▶ [STATED GOAL] Output exactly, and only, the lines from the line containing "Convert this chart to matplotlib code." through the line containing "plt.rcParams['font.family'] = ['Lato', 'DejaVu", both included.

▶ [EXTRACTED ENTRIES]
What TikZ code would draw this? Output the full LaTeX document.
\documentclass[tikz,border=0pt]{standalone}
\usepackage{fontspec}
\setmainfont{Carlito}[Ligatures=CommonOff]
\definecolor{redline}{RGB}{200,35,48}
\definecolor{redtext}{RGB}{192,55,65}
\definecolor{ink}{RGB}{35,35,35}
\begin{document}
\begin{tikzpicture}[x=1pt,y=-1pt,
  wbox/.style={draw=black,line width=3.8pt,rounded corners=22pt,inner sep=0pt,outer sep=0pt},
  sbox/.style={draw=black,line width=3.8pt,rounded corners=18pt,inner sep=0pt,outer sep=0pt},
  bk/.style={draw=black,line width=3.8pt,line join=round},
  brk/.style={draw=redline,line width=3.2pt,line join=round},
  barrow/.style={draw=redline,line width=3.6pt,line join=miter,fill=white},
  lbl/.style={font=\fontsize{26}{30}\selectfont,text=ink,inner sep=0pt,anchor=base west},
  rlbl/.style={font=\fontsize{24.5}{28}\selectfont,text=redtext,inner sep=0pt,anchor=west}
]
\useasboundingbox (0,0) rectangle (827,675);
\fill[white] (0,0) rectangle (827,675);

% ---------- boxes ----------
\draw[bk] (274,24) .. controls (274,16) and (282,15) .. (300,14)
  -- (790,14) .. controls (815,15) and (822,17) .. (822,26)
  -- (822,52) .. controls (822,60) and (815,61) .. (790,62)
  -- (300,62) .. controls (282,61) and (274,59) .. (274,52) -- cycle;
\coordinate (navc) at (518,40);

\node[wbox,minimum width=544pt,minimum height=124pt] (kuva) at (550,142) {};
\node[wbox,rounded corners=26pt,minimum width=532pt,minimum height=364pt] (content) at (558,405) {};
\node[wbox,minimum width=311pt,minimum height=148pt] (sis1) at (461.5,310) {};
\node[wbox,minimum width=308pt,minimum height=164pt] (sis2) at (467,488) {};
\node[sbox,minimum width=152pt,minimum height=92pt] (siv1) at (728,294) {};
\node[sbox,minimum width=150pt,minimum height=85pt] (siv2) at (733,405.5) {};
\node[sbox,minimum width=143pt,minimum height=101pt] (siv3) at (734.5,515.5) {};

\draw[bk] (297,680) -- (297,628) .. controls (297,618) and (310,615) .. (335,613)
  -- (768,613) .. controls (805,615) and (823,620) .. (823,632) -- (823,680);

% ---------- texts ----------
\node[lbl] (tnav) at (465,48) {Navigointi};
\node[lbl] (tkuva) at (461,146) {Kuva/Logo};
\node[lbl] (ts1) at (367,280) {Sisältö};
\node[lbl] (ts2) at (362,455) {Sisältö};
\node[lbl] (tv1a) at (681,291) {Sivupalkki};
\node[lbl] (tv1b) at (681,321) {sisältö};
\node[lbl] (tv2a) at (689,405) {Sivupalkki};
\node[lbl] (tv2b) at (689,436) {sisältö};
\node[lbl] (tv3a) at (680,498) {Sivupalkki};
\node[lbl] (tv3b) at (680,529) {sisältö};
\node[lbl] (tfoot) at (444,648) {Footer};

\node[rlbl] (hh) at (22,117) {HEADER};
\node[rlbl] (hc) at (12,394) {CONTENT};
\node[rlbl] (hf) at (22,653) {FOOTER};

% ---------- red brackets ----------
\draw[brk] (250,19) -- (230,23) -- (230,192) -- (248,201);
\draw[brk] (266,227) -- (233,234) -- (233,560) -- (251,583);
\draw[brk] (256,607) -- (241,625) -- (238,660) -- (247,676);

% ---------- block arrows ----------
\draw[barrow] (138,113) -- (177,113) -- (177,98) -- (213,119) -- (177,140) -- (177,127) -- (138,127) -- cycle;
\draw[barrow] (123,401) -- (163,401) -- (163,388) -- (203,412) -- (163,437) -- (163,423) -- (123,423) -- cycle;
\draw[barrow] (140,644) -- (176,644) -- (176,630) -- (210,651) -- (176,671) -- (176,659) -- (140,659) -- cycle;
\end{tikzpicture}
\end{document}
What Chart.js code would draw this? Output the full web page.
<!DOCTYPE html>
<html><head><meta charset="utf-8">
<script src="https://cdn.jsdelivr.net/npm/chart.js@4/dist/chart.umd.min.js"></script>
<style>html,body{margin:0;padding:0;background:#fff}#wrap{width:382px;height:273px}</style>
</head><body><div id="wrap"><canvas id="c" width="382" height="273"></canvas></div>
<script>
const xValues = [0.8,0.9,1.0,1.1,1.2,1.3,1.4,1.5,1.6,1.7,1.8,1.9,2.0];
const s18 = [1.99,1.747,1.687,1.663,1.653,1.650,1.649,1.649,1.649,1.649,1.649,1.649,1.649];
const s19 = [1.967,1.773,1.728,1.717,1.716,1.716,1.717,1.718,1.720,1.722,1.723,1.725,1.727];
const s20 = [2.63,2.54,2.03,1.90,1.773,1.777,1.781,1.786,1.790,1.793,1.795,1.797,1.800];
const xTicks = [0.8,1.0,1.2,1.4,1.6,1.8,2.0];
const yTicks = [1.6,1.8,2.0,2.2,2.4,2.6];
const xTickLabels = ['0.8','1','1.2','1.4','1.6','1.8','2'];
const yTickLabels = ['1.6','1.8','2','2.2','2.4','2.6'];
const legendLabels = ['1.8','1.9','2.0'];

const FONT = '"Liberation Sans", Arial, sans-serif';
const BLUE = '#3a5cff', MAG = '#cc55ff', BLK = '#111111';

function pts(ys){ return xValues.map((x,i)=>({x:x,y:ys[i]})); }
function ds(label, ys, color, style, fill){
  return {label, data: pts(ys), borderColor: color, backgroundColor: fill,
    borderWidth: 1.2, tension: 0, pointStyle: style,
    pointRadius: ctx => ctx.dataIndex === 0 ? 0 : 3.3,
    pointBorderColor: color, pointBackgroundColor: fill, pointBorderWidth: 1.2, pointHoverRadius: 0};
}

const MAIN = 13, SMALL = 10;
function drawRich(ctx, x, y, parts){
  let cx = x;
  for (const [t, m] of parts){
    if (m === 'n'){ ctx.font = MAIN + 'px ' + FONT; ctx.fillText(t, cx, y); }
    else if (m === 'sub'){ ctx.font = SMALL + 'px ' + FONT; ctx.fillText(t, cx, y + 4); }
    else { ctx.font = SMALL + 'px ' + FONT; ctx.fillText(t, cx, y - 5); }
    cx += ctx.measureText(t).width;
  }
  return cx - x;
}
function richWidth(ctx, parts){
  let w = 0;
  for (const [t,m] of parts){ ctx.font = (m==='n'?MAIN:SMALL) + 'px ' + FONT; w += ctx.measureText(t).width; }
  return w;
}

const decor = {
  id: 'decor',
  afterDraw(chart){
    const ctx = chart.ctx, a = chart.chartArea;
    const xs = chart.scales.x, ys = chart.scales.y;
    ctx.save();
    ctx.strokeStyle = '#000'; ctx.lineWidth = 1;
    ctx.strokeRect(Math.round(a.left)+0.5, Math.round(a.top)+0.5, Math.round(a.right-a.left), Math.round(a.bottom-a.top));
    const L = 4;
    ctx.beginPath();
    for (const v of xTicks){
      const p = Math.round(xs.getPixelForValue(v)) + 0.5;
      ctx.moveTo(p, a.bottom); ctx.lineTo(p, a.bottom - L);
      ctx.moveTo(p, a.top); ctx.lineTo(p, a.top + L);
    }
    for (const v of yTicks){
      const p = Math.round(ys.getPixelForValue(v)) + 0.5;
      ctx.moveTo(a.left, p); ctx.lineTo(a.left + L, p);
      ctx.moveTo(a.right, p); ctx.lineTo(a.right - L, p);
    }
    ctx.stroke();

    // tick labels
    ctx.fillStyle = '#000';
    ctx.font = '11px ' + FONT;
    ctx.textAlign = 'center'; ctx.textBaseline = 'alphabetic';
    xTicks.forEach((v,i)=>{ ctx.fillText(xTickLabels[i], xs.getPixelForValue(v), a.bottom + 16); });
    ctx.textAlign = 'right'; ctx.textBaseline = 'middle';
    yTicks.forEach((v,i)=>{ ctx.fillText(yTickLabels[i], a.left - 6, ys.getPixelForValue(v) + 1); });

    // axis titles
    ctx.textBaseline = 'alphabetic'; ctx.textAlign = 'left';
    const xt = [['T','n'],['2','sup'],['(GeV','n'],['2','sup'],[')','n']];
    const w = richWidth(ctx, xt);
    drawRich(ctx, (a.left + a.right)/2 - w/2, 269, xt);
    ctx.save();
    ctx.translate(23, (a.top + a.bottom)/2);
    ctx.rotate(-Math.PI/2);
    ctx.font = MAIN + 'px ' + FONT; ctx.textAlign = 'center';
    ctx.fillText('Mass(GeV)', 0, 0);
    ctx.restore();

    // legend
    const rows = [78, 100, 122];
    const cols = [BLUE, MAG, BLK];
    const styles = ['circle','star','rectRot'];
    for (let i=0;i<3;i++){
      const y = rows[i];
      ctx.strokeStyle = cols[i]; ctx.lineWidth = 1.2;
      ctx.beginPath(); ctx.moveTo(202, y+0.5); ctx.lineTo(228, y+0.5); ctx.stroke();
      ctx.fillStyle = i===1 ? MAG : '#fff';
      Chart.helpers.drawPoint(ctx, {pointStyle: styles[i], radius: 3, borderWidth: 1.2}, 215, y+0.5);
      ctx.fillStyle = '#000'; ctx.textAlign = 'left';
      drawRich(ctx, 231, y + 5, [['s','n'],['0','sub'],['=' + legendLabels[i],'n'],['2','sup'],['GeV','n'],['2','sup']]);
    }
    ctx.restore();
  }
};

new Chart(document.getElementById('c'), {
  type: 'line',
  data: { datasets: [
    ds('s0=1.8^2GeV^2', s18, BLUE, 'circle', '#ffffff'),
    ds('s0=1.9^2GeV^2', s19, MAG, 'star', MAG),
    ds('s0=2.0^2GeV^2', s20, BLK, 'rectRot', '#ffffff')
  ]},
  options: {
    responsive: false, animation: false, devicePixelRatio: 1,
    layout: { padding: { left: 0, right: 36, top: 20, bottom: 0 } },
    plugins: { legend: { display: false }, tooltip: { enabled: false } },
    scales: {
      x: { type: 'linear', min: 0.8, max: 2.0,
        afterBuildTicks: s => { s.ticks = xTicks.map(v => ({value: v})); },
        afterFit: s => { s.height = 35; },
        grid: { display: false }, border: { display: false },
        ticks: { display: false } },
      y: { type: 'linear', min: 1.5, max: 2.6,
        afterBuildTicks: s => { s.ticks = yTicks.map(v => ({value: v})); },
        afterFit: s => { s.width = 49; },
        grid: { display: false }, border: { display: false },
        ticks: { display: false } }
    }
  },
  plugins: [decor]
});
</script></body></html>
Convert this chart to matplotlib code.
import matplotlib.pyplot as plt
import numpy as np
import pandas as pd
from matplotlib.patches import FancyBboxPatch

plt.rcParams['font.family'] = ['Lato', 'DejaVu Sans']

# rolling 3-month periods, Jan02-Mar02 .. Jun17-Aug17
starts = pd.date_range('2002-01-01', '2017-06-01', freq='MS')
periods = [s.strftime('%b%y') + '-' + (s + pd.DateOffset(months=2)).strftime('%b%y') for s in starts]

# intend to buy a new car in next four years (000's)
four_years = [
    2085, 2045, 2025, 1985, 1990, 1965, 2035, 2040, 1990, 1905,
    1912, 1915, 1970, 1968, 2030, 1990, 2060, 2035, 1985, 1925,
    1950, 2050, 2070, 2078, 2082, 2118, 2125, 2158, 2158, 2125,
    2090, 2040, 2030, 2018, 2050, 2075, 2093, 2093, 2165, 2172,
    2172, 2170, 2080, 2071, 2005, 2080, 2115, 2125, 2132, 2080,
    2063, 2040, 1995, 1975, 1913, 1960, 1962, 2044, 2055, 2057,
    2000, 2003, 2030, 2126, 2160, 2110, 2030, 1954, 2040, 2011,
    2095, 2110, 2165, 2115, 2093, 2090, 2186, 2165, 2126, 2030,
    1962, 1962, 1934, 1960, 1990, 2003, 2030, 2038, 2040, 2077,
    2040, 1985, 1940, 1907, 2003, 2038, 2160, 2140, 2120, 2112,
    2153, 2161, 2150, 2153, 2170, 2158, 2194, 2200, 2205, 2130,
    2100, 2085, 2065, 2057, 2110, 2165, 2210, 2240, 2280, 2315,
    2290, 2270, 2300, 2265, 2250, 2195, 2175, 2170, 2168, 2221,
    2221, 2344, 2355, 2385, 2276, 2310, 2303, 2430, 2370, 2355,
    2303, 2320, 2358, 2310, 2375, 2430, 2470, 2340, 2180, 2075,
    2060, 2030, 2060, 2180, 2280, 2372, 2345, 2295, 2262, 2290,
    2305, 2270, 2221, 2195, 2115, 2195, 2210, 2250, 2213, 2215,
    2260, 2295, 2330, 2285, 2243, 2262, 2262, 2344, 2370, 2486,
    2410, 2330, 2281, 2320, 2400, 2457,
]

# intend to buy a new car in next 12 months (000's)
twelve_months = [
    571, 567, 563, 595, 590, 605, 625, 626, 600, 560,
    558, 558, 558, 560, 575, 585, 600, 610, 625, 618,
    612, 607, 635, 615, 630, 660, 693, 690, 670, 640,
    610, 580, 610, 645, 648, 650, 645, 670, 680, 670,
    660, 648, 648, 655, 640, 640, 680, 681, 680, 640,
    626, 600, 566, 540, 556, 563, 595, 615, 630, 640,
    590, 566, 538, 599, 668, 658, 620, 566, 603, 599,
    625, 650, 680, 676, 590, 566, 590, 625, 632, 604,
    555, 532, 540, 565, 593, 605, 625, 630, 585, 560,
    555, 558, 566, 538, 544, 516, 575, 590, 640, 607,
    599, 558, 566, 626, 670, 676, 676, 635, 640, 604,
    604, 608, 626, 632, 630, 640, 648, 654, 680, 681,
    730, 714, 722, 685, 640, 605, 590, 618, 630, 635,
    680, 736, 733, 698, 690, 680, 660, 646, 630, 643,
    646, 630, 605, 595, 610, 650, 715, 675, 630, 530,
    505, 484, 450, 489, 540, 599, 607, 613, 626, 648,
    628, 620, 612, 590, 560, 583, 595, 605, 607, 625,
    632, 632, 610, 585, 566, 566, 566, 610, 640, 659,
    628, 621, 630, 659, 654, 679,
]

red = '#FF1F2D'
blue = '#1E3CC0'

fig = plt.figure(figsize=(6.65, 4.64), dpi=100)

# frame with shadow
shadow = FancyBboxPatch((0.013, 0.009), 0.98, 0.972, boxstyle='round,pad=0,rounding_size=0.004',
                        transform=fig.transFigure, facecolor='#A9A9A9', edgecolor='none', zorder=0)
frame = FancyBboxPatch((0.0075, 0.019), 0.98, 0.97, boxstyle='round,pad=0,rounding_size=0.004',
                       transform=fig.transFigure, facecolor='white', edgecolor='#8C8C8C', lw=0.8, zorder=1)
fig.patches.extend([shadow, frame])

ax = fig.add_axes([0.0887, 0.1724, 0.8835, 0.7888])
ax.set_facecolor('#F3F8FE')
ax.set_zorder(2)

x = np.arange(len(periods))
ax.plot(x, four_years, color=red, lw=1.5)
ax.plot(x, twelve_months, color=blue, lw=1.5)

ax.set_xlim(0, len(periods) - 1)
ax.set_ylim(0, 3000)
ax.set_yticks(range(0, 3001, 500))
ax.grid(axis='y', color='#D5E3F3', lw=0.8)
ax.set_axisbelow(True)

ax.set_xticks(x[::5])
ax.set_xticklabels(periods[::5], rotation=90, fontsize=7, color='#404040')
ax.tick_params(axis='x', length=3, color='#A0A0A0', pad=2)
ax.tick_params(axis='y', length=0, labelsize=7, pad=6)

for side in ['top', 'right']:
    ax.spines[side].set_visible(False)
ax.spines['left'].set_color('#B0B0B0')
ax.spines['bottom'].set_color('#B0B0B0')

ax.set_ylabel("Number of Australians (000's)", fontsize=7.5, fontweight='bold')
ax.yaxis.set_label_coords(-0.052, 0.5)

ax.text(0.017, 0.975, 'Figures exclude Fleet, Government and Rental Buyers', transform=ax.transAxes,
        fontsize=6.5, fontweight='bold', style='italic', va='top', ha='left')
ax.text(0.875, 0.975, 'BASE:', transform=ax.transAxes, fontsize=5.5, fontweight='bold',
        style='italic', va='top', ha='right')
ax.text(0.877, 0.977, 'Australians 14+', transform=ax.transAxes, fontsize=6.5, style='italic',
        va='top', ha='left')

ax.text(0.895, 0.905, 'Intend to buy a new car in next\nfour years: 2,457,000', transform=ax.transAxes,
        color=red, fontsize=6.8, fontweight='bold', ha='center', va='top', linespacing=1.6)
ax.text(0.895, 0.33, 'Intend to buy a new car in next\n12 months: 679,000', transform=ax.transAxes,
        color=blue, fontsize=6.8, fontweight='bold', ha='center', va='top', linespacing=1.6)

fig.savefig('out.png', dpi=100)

▶ [EXPECTED OUTPUT]
Convert this chart to matplotlib code.
import matplotlib.pyplot as plt
import numpy as np
import pandas as pd
from matplotlib.patches import FancyBboxPatch

plt.rcParams['font.family'] = ['Lato', 'DejaVu Sans']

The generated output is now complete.